# Thread: Trivial cryptography

1. ## Trivial cryptography

I'm trying to solve the task 3.13.2 (b) from the book "Introduction to Cryptography" by Wade Trappe & Lawrence Washington:

Suppose you write a message as a number m (mod 31). Encrypt m as m^7 (mod 31). How would you decrypt? (Hint: Decryption is done by raising the ciphertext to a power mod 31. Fermat's theorem will be useful.)

Any ideas?

2. Hello,
Originally Posted by posix_memalign
I'm trying to solve the task 3.13.2 (b) from the book "Introduction to Cryptography" by Wade Trappe & Lawrence Washington:

Suppose you write a message as a number m (mod 31). Encrypt m as m^7 (mod 31). How would you decrypt? (Hint: Decryption is done by raising the ciphertext to a power mod 31. Fermat's theorem will be useful.)

Any ideas?
Fermat's theorem says that if p is a prime, $m^p=m (\bmod p)$

So $m^{31}=m (\bmod 31)$
And $m^{30}=1 (\bmod 31)$

My thought is that you find a number in the form 30k+1 that is divisible by 7.
For example 91=7x13.

$N^{13}=(m^7)^{13}=m^{91}=m^{30\times 3+1}=(m^{30})^3 \cdot m=m (\bmod 31)$
where N is the message you want to decrypt

Not too sure if it's correct though

3. Originally Posted by Moo
Hello,

Fermat's theorem says that if p is a prime, $m^p=m (\bmod p)$

So $m^{31}=m (\bmod 31)$
And $m^{30}=1 (\bmod 31)$

My thought is that you find a number in the form 30k+1 that is divisible by 7.
For example 91=7x13.

$N^{13}=(m^7)^{13}=m^{91}=m^{30\times 3+1}=(m^{30})^3 \cdot m=m (\bmod 31)$
where N is the message you want to decrypt

Not too sure if it's correct though
Thanks for the help, but I don't quite follow.

So based on this then:

e(m) = m^7 (mod 31)
d(m) = m^13 (mod 31)

Where e() is the encryption function and d() is the decryption function.
If tested with m = 2 this seems to encrypt to 4 and then decrypt back to 2, ok.
However I don't understand how you determined that it should be raised to the power of 13?

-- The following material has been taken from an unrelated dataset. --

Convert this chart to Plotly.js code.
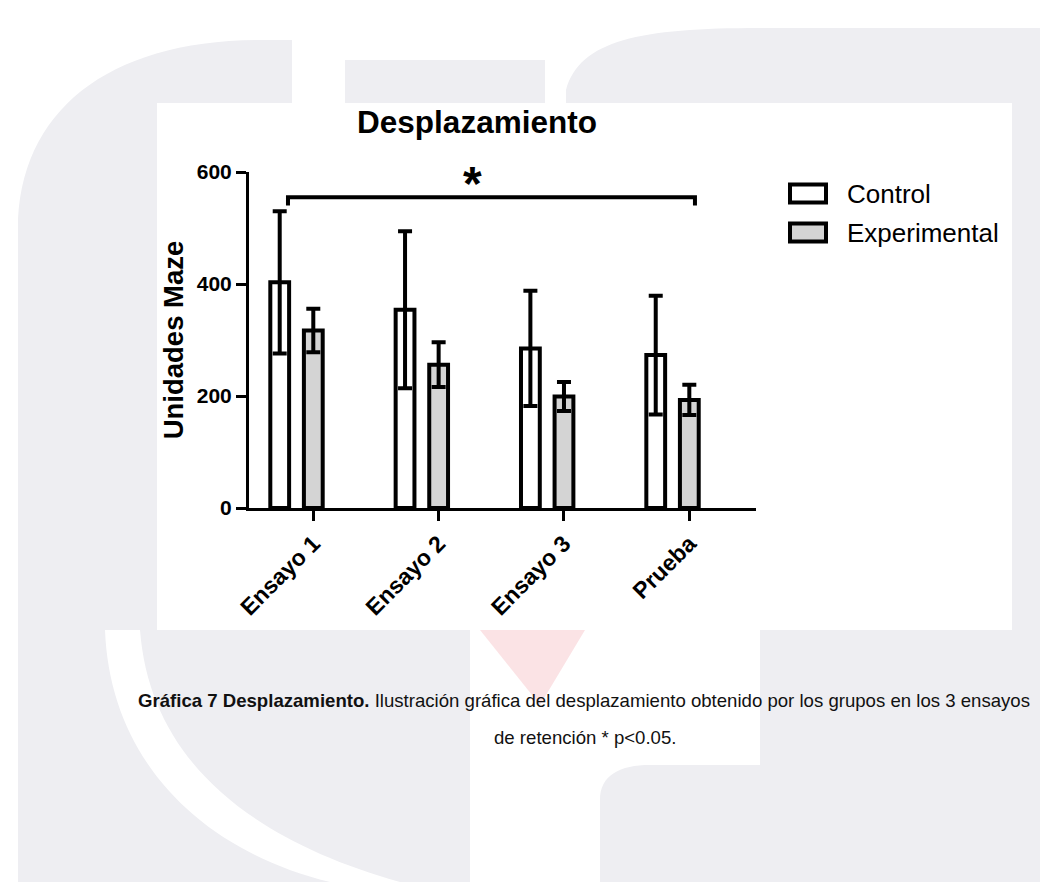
<!DOCTYPE html>
<html>
<head>
<meta charset="utf-8">
<script src="https://cdn.plot.ly/plotly-3.0.1.min.js"></script>
<style>
  html, body { margin: 0; padding: 0; background: #ffffff; }
  #chart { width: 1040px; height: 882px; }
</style>
</head>
<body>
<div id="chart"></div>
<script>
// ---- data ----
const categories = ['Ensayo 1', 'Ensayo 2', 'Ensayo 3', 'Prueba'];
const controlMean = [403, 354, 285, 273];
const controlErr = [127, 140, 103, 106];
const expMean = [317, 256, 199, 193];
const expErr = [39, 40, 26, 27];
const yTicks = [0, 200, 400, 600];
const seriesNames = ['Control', 'Experimental'];
const sigLabel = '*';

// ---- layout helpers (pixel -> paper) ----
const L = 249, R = 756, T = 172, B = 508;
function px(x) { return (x - L) / (R - L); }
function py(y) { return (B - y) / (B - T); }
function path(pts) {
  return pts.map((p, i) => (i === 0 ? 'M' : 'L') + px(p[0]) + ',' + py(p[1])).join(' ') + ' Z';
}

const idx = categories.map((c, i) => i);
const FONT = 'Liberation Sans, Arial, Helvetica, sans-serif';
const GRAY = '#eeeef2';

const traces = [
  {
    type: 'bar', name: seriesNames[0], x: idx, y: controlMean,
    width: 0.15, offset: -0.343,
    marker: { color: '#ffffff', line: { color: '#000000', width: 4 } },
    error_y: { type: 'data', array: controlErr, visible: true, color: '#000000', thickness: 4, width: 7 },
    showlegend: false, hoverinfo: 'skip'
  },
  {
    type: 'bar', name: seriesNames[1], x: idx, y: expMean,
    width: 0.15, offset: -0.075,
    marker: { color: '#d4d4d4', line: { color: '#000000', width: 4 } },
    error_y: { type: 'data', array: expErr, visible: true, color: '#000000', thickness: 4, width: 7 },
    showlegend: false, hoverinfo: 'skip'
  }
];

const shapes = [
  // watermark background
  { type: 'path', xref: 'paper', yref: 'paper', layer: 'below', fillcolor: GRAY, line: { width: 0 },
    path: 'M' + px(18) + ',' + py(882) + ' L' + px(18) + ',' + py(230) +
          ' C' + px(18) + ',' + py(110) + ' ' + px(110) + ',' + py(40) + ' ' + px(260) + ',' + py(40) +
          ' L' + px(292) + ',' + py(40) + ' L' + px(292) + ',' + py(103) + ' L' + px(157) + ',' + py(103) +
          ' L' + px(157) + ',' + py(630) + ' L' + px(470) + ',' + py(630) + ' L' + px(470) + ',' + py(882) + ' Z' },
  { type: 'path', xref: 'paper', yref: 'paper', layer: 'below', fillcolor: GRAY, line: { width: 0 },
    path: path([[345, 103], [345, 60], [545, 60], [545, 103]]) },
  { type: 'path', xref: 'paper', yref: 'paper', layer: 'below', fillcolor: GRAY, line: { width: 0 },
    path: 'M' + px(566) + ',' + py(103) + ' L' + px(566) + ',' + py(90) +
          ' C' + px(580) + ',' + py(40) + ' ' + px(640) + ',' + py(28) + ' ' + px(760) + ',' + py(28) +
          ' L' + px(1040) + ',' + py(28) + ' L' + px(1040) + ',' + py(882) + ' L' + px(600) + ',' + py(882) +
          ' L' + px(600) + ',' + py(800) + ' C' + px(600) + ',' + py(775) + ' ' + px(620) + ',' + py(765) + ' ' + px(650) + ',' + py(765) +
          ' L' + px(760) + ',' + py(765) + ' L' + px(760) + ',' + py(630) + ' L' + px(1012) + ',' + py(630) +
          ' L' + px(1012) + ',' + py(103) + ' Z' },
  { type: 'path', xref: 'paper', yref: 'paper', layer: 'below', fillcolor: '#ffffff', line: { width: 0 },
    path: 'M' + px(105) + ',' + py(630) + ' C' + px(110) + ',' + py(760) + ' ' + px(200) + ',' + py(850) + ' ' + px(330) + ',' + py(882) +
          ' L' + px(400) + ',' + py(882) + ' C' + px(250) + ',' + py(840) + ' ' + px(150) + ',' + py(760) + ' ' + px(140) + ',' + py(630) + ' Z' },
  { type: 'path', xref: 'paper', yref: 'paper', layer: 'below', fillcolor: '#fbe3e5', line: { width: 0 },
    path: path([[480, 630], [585, 630], [540, 705]]) },
  // white chart panel
  { type: 'rect', xref: 'paper', yref: 'paper', layer: 'below', fillcolor: '#ffffff', line: { width: 0 },
    x0: px(157), x1: px(1012), y0: py(630), y1: py(103) },
  // significance bracket
  { type: 'path', xref: 'x', yref: 'y', line: { color: '#000000', width: 4 },
    path: 'M-0.202,540 L-0.202,555 L3.045,555 L3.045,540' },
  // legend boxes
  { type: 'rect', xref: 'paper', yref: 'paper', fillcolor: '#ffffff', line: { color: '#000000', width: 4 },
    x0: px(790), x1: px(826), y0: py(202.5), y1: py(184.5) },
  { type: 'rect', xref: 'paper', yref: 'paper', fillcolor: '#d4d4d4', line: { color: '#000000', width: 4 },
    x0: px(790), x1: px(826), y0: py(241.5), y1: py(223.5) }
];

const annotations = [
  { x: 1.274, y: 555, xref: 'x', yref: 'y', text: sigLabel, showarrow: false,
    xanchor: 'center', yanchor: 'bottom', yshift: -15,
    font: { family: FONT, size: 48, weight: 'bold', color: '#000000' } },
  { x: px(845), y: py(193.5), xref: 'paper', yref: 'paper', text: seriesNames[0], showarrow: false,
    xanchor: 'left', yanchor: 'middle', font: { family: FONT, size: 26, color: '#000000' } },
  { x: px(845), y: py(232.5), xref: 'paper', yref: 'paper', text: seriesNames[1], showarrow: false,
    xanchor: 'left', yanchor: 'middle', font: { family: FONT, size: 26, color: '#000000' } },
  { x: px(584), y: py(700), xref: 'paper', yref: 'paper', showarrow: false,
    xanchor: 'center', yanchor: 'middle',
    text: '<b>Gráfica 7 Desplazamiento.</b> Ilustración gráfica del desplazamiento obtenido por los grupos en los 3 ensayos',
    font: { family: FONT, size: 18.6, color: '#111111' } },
  { x: px(585), y: py(737), xref: 'paper', yref: 'paper', showarrow: false,
    xanchor: 'center', yanchor: 'middle',
    text: 'de retención * p&lt;0.05.',
    font: { family: FONT, size: 18.6, color: '#111111' } }
];

const layout = {
  width: 1040, height: 882, autosize: false,
  margin: { l: L, r: 1040 - R, t: T, b: 882 - B, pad: 0 },
  paper_bgcolor: '#ffffff', plot_bgcolor: 'rgba(0,0,0,0)',
  barmode: 'overlay',
  font: { family: FONT, color: '#000000' },
  title: { text: 'Desplazamiento', x: 477 / 1040, xanchor: 'center', y: 1 - 122 / 882, yanchor: 'middle',
           font: { family: FONT, size: 31.5, weight: 'bold', color: '#000000' } },
  xaxis: {
    range: [-0.513, 3.532], tickvals: idx, ticktext: categories, tickangle: -45,
    ticks: 'outside', ticklen: 10, tickwidth: 3, tickcolor: '#000000',
    showline: true, linewidth: 3, linecolor: '#000000', showgrid: false, zeroline: false,
    tickfont: { family: FONT, size: 23, weight: 'bold', color: '#000000' }, fixedrange: true
  },
  yaxis: {
    range: [0, 600], tickvals: yTicks, ticktext: yTicks.map(String),
    ticks: 'outside', ticklen: 10, tickwidth: 3, tickcolor: '#000000',
    showline: true, linewidth: 3, linecolor: '#000000', showgrid: false, zeroline: false,
    tickfont: { family: FONT, size: 21, weight: 'bold', color: '#000000' },
    title: { text: 'Unidades Maze', standoff: 6, font: { family: FONT, size: 27.5, weight: 'bold', color: '#000000' } },
    fixedrange: true
  },
  shapes: shapes,
  annotations: annotations,
  showlegend: false
};

Plotly.newPlot('chart', traces, layout, { staticPlot: true, displayModeBar: false });
</script>
</body>
</html>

4. Originally Posted by posix_memalign
Thanks for the help, but I don't quite follow.

So based on this then:

e(m) = m^7 (mod 31)
d(m) = m^13 (mod 31)

Where e() is the encryption function and d() is the decryption function.
If tested with m = 2 this seems to encrypt to 4 and then decrypt back to 2, ok.
However I don't understand how you determined that it should be raised to the power of 13?
The purpose is to find k such that $(m^7)^k=m (\bmod 31)$

That is $m^{7k}=m (\bmod 31)$

We know that $m^{30}=1 (\bmod 31)$, thanks to Fermat's theorem.

Hence for any integer j, we have $(m^{30})^j=m^{30j}=1^j=1 (\bmod 31)$

Therefore, $m^{30j+1}=m (\bmod 31)$

So it is sufficient that $7k=30j+1$

Find by trial and error that if j=3, then k=13.
And this k is your decryption key.